* _Task directions_
Your task is to output the data exactly as it stands.

— Start Data —

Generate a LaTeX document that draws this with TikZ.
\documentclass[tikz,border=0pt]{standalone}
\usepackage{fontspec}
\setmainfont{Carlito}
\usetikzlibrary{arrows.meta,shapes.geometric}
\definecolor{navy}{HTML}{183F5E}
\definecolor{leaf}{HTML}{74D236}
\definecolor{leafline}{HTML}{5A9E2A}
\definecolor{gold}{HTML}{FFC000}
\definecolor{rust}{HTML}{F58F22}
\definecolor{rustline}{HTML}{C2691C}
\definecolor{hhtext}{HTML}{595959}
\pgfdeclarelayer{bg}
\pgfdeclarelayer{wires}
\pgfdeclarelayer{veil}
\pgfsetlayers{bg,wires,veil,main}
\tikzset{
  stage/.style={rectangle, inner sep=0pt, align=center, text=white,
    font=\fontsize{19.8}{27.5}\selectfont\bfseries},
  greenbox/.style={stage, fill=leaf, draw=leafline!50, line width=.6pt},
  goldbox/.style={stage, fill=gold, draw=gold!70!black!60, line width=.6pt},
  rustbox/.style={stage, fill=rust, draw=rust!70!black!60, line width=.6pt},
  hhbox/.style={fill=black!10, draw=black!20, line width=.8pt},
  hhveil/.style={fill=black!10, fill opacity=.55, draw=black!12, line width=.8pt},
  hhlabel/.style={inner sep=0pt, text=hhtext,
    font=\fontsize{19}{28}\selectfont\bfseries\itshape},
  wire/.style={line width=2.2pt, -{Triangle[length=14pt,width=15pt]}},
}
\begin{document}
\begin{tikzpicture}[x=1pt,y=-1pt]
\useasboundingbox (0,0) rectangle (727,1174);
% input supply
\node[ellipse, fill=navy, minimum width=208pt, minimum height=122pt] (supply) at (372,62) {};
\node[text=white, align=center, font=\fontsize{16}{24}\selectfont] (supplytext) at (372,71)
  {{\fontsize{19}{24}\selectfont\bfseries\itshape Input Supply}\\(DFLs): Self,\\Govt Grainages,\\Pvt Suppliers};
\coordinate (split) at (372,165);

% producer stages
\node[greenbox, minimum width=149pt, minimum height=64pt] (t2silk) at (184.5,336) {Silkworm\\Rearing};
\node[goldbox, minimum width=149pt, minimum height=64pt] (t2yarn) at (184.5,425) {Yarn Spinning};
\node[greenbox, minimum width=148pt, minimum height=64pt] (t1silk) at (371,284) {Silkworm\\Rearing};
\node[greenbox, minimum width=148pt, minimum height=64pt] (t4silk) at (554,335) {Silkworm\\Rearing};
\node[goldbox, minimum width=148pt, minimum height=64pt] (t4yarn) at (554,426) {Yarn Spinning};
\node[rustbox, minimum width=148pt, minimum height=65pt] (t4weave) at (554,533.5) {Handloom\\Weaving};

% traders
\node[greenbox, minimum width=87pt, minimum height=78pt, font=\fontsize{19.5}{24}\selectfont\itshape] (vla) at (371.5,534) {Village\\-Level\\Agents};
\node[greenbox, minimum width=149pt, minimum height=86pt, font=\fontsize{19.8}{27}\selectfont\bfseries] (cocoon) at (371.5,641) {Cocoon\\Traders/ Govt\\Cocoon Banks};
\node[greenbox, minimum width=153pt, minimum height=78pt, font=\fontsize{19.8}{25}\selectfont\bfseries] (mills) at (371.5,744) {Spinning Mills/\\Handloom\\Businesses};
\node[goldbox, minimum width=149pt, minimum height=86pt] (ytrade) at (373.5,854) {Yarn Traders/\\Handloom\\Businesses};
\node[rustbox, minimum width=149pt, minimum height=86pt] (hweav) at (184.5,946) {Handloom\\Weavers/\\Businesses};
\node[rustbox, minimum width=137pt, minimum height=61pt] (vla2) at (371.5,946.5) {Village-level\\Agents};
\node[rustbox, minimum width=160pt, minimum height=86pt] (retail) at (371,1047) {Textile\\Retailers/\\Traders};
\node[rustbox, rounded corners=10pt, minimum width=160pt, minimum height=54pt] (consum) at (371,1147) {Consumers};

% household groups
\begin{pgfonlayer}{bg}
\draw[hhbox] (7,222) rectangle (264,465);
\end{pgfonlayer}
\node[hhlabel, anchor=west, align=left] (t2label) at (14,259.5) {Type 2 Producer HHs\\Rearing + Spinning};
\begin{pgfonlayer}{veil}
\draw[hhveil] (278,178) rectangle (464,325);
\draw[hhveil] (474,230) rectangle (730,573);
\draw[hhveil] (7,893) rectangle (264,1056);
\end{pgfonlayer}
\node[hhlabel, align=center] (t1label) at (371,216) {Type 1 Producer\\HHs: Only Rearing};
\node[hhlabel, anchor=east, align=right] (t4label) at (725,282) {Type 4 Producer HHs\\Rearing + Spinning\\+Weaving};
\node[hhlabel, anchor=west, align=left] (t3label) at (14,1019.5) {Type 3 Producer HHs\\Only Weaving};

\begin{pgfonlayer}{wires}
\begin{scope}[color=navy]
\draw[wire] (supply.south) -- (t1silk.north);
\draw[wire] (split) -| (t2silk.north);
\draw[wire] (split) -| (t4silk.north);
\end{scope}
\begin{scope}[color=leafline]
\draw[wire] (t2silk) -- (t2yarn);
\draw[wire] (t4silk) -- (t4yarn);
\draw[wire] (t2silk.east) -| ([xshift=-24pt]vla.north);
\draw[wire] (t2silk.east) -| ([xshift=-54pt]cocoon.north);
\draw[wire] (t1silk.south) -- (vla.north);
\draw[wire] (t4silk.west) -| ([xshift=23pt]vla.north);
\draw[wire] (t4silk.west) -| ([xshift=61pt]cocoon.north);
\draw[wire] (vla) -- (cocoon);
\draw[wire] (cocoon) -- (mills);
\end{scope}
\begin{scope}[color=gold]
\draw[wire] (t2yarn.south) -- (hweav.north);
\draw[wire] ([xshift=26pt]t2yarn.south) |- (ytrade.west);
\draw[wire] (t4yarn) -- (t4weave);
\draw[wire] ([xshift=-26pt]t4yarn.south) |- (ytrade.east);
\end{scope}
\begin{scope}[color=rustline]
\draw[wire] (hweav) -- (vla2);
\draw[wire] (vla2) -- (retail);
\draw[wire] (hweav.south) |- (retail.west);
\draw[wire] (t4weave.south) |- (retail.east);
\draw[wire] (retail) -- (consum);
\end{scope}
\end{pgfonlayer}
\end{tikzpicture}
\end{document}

— End Data —

* _Reply to the exercise_
Generate a LaTeX document that draws this with TikZ.
\documentclass[tikz,border=0pt]{standalone}
\usepackage{fontspec}
\setmainfont{Carlito}
\usetikzlibrary{arrows.meta,shapes.geometric}
\definecolor{navy}{HTML}{183F5E}
\definecolor{leaf}{HTML}{74D236}
\definecolor{leafline}{HTML}{5A9E2A}
\definecolor{gold}{HTML}{FFC000}
\definecolor{rust}{HTML}{F58F22}
\definecolor{rustline}{HTML}{C2691C}
\definecolor{hhtext}{HTML}{595959}
\pgfdeclarelayer{bg}
\pgfdeclarelayer{wires}
\pgfdeclarelayer{veil}
\pgfsetlayers{bg,wires,veil,main}
\tikzset{
  stage/.style={rectangle, inner sep=0pt, align=center, text=white,
    font=\fontsize{19.8}{27.5}\selectfont\bfseries},
  greenbox/.style={stage, fill=leaf, draw=leafline!50, line width=.6pt},
  goldbox/.style={stage, fill=gold, draw=gold!70!black!60, line width=.6pt},
  rustbox/.style={stage, fill=rust, draw=rust!70!black!60, line width=.6pt},
  hhbox/.style={fill=black!10, draw=black!20, line width=.8pt},
  hhveil/.style={fill=black!10, fill opacity=.55, draw=black!12, line width=.8pt},
  hhlabel/.style={inner sep=0pt, text=hhtext,
    font=\fontsize{19}{28}\selectfont\bfseries\itshape},
  wire/.style={line width=2.2pt, -{Triangle[length=14pt,width=15pt]}},
}
\begin{document}
\begin{tikzpicture}[x=1pt,y=-1pt]
\useasboundingbox (0,0) rectangle (727,1174);
% input supply
\node[ellipse, fill=navy, minimum width=208pt, minimum height=122pt] (supply) at (372,62) {};
\node[text=white, align=center, font=\fontsize{16}{24}\selectfont] (supplytext) at (372,71)
  {{\fontsize{19}{24}\selectfont\bfseries\itshape Input Supply}\\(DFLs): Self,\\Govt Grainages,\\Pvt Suppliers};
\coordinate (split) at (372,165);

% producer stages
\node[greenbox, minimum width=149pt, minimum height=64pt] (t2silk) at (184.5,336) {Silkworm\\Rearing};
\node[goldbox, minimum width=149pt, minimum height=64pt] (t2yarn) at (184.5,425) {Yarn Spinning};
\node[greenbox, minimum width=148pt, minimum height=64pt] (t1silk) at (371,284) {Silkworm\\Rearing};
\node[greenbox, minimum width=148pt, minimum height=64pt] (t4silk) at (554,335) {Silkworm\\Rearing};
\node[goldbox, minimum width=148pt, minimum height=64pt] (t4yarn) at (554,426) {Yarn Spinning};
\node[rustbox, minimum width=148pt, minimum height=65pt] (t4weave) at (554,533.5) {Handloom\\Weaving};

% traders
\node[greenbox, minimum width=87pt, minimum height=78pt, font=\fontsize{19.5}{24}\selectfont\itshape] (vla) at (371.5,534) {Village\\-Level\\Agents};
\node[greenbox, minimum width=149pt, minimum height=86pt, font=\fontsize{19.8}{27}\selectfont\bfseries] (cocoon) at (371.5,641) {Cocoon\\Traders/ Govt\\Cocoon Banks};
\node[greenbox, minimum width=153pt, minimum height=78pt, font=\fontsize{19.8}{25}\selectfont\bfseries] (mills) at (371.5,744) {Spinning Mills/\\Handloom\\Businesses};
\node[goldbox, minimum width=149pt, minimum height=86pt] (ytrade) at (373.5,854) {Yarn Traders/\\Handloom\\Businesses};
\node[rustbox, minimum width=149pt, minimum height=86pt] (hweav) at (184.5,946) {Handloom\\Weavers/\\Businesses};
\node[rustbox, minimum width=137pt, minimum height=61pt] (vla2) at (371.5,946.5) {Village-level\\Agents};
\node[rustbox, minimum width=160pt, minimum height=86pt] (retail) at (371,1047) {Textile\\Retailers/\\Traders};
\node[rustbox, rounded corners=10pt, minimum width=160pt, minimum height=54pt] (consum) at (371,1147) {Consumers};

% household groups
\begin{pgfonlayer}{bg}
\draw[hhbox] (7,222) rectangle (264,465);
\end{pgfonlayer}
\node[hhlabel, anchor=west, align=left] (t2label) at (14,259.5) {Type 2 Producer HHs\\Rearing + Spinning};
\begin{pgfonlayer}{veil}
\draw[hhveil] (278,178) rectangle (464,325);
\draw[hhveil] (474,230) rectangle (730,573);
\draw[hhveil] (7,893) rectangle (264,1056);
\end{pgfonlayer}
\node[hhlabel, align=center] (t1label) at (371,216) {Type 1 Producer\\HHs: Only Rearing};
\node[hhlabel, anchor=east, align=right] (t4label) at (725,282) {Type 4 Producer HHs\\Rearing + Spinning\\+Weaving};
\node[hhlabel, anchor=west, align=left] (t3label) at (14,1019.5) {Type 3 Producer HHs\\Only Weaving};

\begin{pgfonlayer}{wires}
\begin{scope}[color=navy]
\draw[wire] (supply.south) -- (t1silk.north);
\draw[wire] (split) -| (t2silk.north);
\draw[wire] (split) -| (t4silk.north);
\end{scope}
\begin{scope}[color=leafline]
\draw[wire] (t2silk) -- (t2yarn);
\draw[wire] (t4silk) -- (t4yarn);
\draw[wire] (t2silk.east) -| ([xshift=-24pt]vla.north);
\draw[wire] (t2silk.east) -| ([xshift=-54pt]cocoon.north);
\draw[wire] (t1silk.south) -- (vla.north);
\draw[wire] (t4silk.west) -| ([xshift=23pt]vla.north);
\draw[wire] (t4silk.west) -| ([xshift=61pt]cocoon.north);
\draw[wire] (vla) -- (cocoon);
\draw[wire] (cocoon) -- (mills);
\end{scope}
\begin{scope}[color=gold]
\draw[wire] (t2yarn.south) -- (hweav.north);
\draw[wire] ([xshift=26pt]t2yarn.south) |- (ytrade.west);
\draw[wire] (t4yarn) -- (t4weave);
\draw[wire] ([xshift=-26pt]t4yarn.south) |- (ytrade.east);
\end{scope}
\begin{scope}[color=rustline]
\draw[wire] (hweav) -- (vla2);
\draw[wire] (vla2) -- (retail);
\draw[wire] (hweav.south) |- (retail.west);
\draw[wire] (t4weave.south) |- (retail.east);
\draw[wire] (retail) -- (consum);
\end{scope}
\end{pgfonlayer}
\end{tikzpicture}
\end{document}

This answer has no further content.